Appetite grows for ZAAO

  • 2012-11-14
  • By TBT Staff

RIGA - Predatory practices by a municipality-owned company are threatening to reverse two decades of progress in Latvia’s developing free market in the waste management industry, industry participants warn.
ZAAO, a company owned by several counties in northern Latvia, is expanding business outside of its initially designated Northern Administrative Region and taking away market share from private industry in the process. It has already driven out the competition in its home region. But it is doing so using non-competitive tactics while delivering a poorer alternative to the public.

A recent report within the private sector says that a number of tenders have lately been won by the more expensive offers from ZAAO, or have been cancelled outright due to cooperation between ZAAO and the county in question.
As of mid-September, 26 municipalities had joined ZAAO, with more being approached by the company.
Waste collection and management can be a lucrative business. Private companies in Latvia see their lifeblood, which includes separating and selling the raw materials collected (paper, metals, etc.) threatened by the encroaching municipalities’ activities.

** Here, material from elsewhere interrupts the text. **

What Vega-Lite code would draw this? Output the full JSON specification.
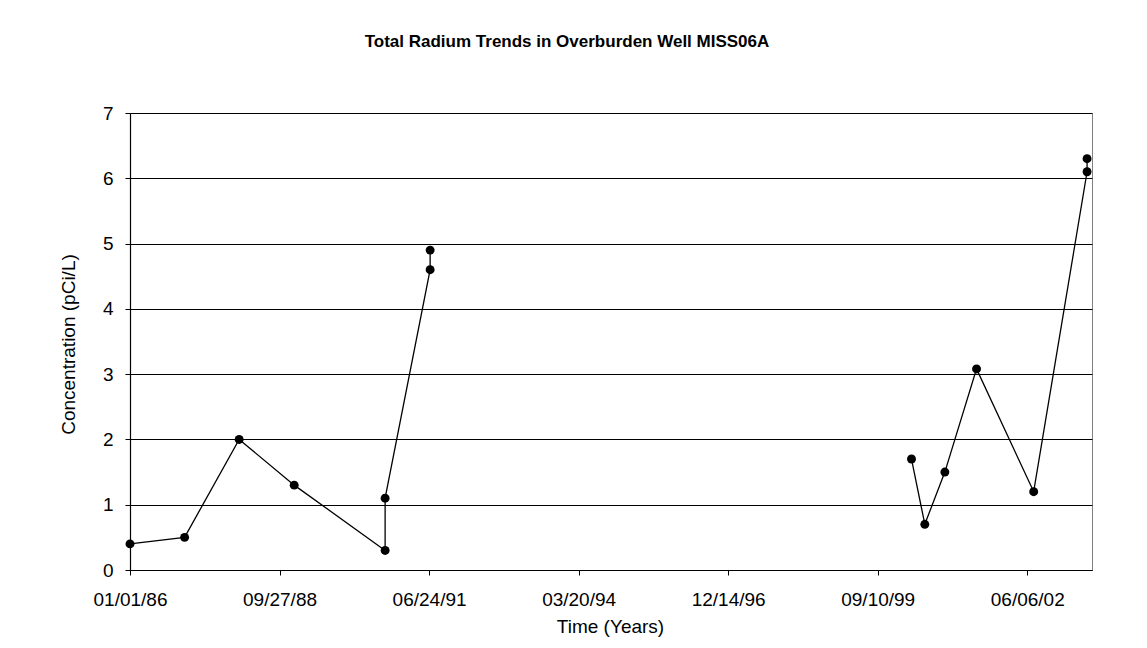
{
  "$schema": "https://vega.github.io/schema/vega-lite/v6.json",
  "autosize": "none",
  "width": 962,
  "height": 457,
  "padding": {"left": 130, "top": 113, "right": 55, "bottom": 78},
  "background": "white",
  "title": {
    "text": "Total Radium Trends in Overburden Well MISS06A",
    "font": "Liberation Sans",
    "fontSize": 17,
    "fontWeight": "bold",
    "color": "black",
    "anchor": "middle",
    "frame": "group",
    "dx": -44,
    "offset": 40,
    "baseline": "alphabetic"
  },
  "config": {
    "view": {"stroke": "#808080", "strokeWidth": 1},
    "axis": {
      "labelFont": "Liberation Sans",
      "titleFont": "Liberation Sans",
      "labelFontSize": 19,
      "titleFontSize": 19,
      "titleFontWeight": "normal",
      "labelColor": "black",
      "titleColor": "black",
      "domainColor": "black",
      "tickColor": "black",
      "gridColor": "black",
      "gridOpacity": 1,
      "gridWidth": 1,
      "tickSize": 5,
      "domainWidth": 1.2
    }
  },
  "data": {
    "values": [
      {"date": "1986-01-01", "conc": 0.4, "segment": "A", "seq": 1},
      {"date": "1987-01-01", "conc": 0.5, "segment": "A", "seq": 2},
      {"date": "1988-01-01", "conc": 2.0, "segment": "A", "seq": 3},
      {"date": "1989-01-03", "conc": 1.3, "segment": "A", "seq": 4},
      {"date": "1990-09-03", "conc": 0.3, "segment": "A", "seq": 5},
      {"date": "1990-09-03", "conc": 1.1, "segment": "A", "seq": 6},
      {"date": "1991-07-01", "conc": 4.6, "segment": "A", "seq": 7},
      {"date": "1991-07-01", "conc": 4.9, "segment": "A", "seq": 8},
      {"date": "2000-04-23", "conc": 1.7, "segment": "B", "seq": 9},
      {"date": "2000-07-21", "conc": 0.7, "segment": "B", "seq": 10},
      {"date": "2000-12-02", "conc": 1.5, "segment": "B", "seq": 11},
      {"date": "2001-07-02", "conc": 3.08, "segment": "B", "seq": 12},
      {"date": "2002-07-19", "conc": 1.2, "segment": "B", "seq": 13},
      {"date": "2003-07-11", "conc": 6.1, "segment": "B", "seq": 14},
      {"date": "2003-07-11", "conc": 6.3, "segment": "B", "seq": 15}
    ]
  },
  "encoding": {
    "x": {
      "field": "date",
      "type": "temporal",
      "title": "Time (Years)",
      "scale": {
        "type": "utc",
        "domain": [
          {"year": 1986, "month": 1, "date": 1, "utc": true},
          {"year": 2003, "month": 8, "date": 13, "utc": true}
        ],
        "nice": false
      },
      "axis": {
        "values": [
          {"year": 1986, "month": 1, "date": 1, "utc": true},
          {"year": 1988, "month": 9, "date": 27, "utc": true},
          {"year": 1991, "month": 6, "date": 24, "utc": true},
          {"year": 1994, "month": 3, "date": 20, "utc": true},
          {"year": 1996, "month": 12, "date": 14, "utc": true},
          {"year": 1999, "month": 9, "date": 10, "utc": true},
          {"year": 2002, "month": 6, "date": 6, "utc": true}
        ],
        "labelExpr": "utcFormat(datum.value, '%m/%d/%y')",
        "grid": false,
        "labelBaseline": "alphabetic",
        "labelPadding": 30.5,
        "labelOverlap": false,
        "labelFlush": false,
        "titleX": 480,
        "titleY": 62.7,
        "titleAlign": "center",
        "titleBaseline": "alphabetic"
      }
    },
    "y": {
      "field": "conc",
      "type": "quantitative",
      "title": "Concentration (pCi/L)",
      "scale": {"domain": [0, 7], "nice": false},
      "axis": {
        "values": [0, 1, 2, 3, 4, 5, 6, 7],
        "grid": true,
        "labelPadding": 12,
        "titleAngle": -90,
        "titleX": -55.5,
        "titleY": 231,
        "titleAlign": "center",
        "titleBaseline": "alphabetic"
      }
    }
  },
  "layer": [
    {
      "mark": {"type": "line", "color": "black", "strokeWidth": 1.3},
      "encoding": {
        "detail": {"field": "segment", "type": "nominal"},
        "order": {"field": "seq", "type": "quantitative"}
      }
    },
    {
      "mark": {"type": "point", "filled": true, "color": "black", "opacity": 1, "size": 80, "shape": "circle"}
    }
  ]
}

Many countries around the world enforce the separation of landfill management from waste collection and management operations to reduce the chances of powerful monopolies exacting pricing policies that are harmful to the consumer.
Though under EU legislation, in Latvia the Public Purchasing Law, which requires fair and open purchasing procedures by public institutions, also allows counties to ‘sidestep’ the general intent of the law without formally breaking it. And counties are taking advantage of this loophole as they make contracts with ZAAO, without proper public procurement procedures. These contracts come with higher than market price contracts, which are ultimately binding for all individuals and businesses in the county.

Side-stepping the tenders and the use of lobby-promoted loopholes in laws have been “an ugly breach of [the idea of] all the public purchasing regulations the EU stands for,” says waste management firm Ragn-Sells.
Though the Public Purchasing Law may not have been broken, other laws may have been broken. As ZAAO grows, it begins to touch on areas covered by monopoly regulations. Public entity monopolies are only allowed if the industry is of strategic importance, or if the private market participants are inept in providing a proper level of service and in an efficient way, neither of which is the case here.

Finnish firm L&T has taken Limbazi county to court. The private firms, however, are in general reluctant to confront the counties in court and prefer a more low-key approach to resolving the crisis, with the goal of making changes for better legislation and regulation, and fair and transparent tenders.
ZAAO though has a strong lobby with the Latvian authorities, meaning that if the industry sees little success, they will move the fight to EU-level institutions. In addition, experts say that it is not only Latvian law, but EU precedents that are on ZAAO’s side.

A colorful debate has begun between a liberal market-oriented Environmental Protection and Regional Development Ministry under Edmunds Sprudzs, and the municipalities and the ZAAO lobby on the other side, including big cities’ associations.

Sprudzs says that the business has been politicized for too long. The situation where garbage ends up in the forest shows that the municipalities don’t effectively carry out their functions – that is, to organize waste collection. The solution has to be one where the free market decides, he says.

Saulkrasti county recently accepted a ZAAO offer, referring to their own 0.8 percent ownership interest in ZAAO as a reason for the decision to cancel an existing contract with private suppliers. ZAAO director Aivars Sirmais explained that the reason Saulkrasti cancelled the contract was its dissatisfaction with the private operators, reported business daily Dienas Bizness.

He added that the industry in Latvia, whose role is essentially allocated to the municipalities, is regulated, meaning that a free market isn’t possible. Defending ZAAO’s high prices, he allows that in the future they will offer three prices, and more advantageous to customers.

Private companies in the waste collection and management business have made significant investments into Latvia. Garbage collection is generally not considered an area of strategic interest for countries, leaving little justification for associations such as ZAAO, with the unfair advantage they have, to continue feeding their appetites, especially as the consumer appears to be at the losing end of the deal. Waste management is one of the many bright spots in Latvia’s recovering economy; Sprudzs needs to maintain his involvement in this issue and push for continued free-market solutions.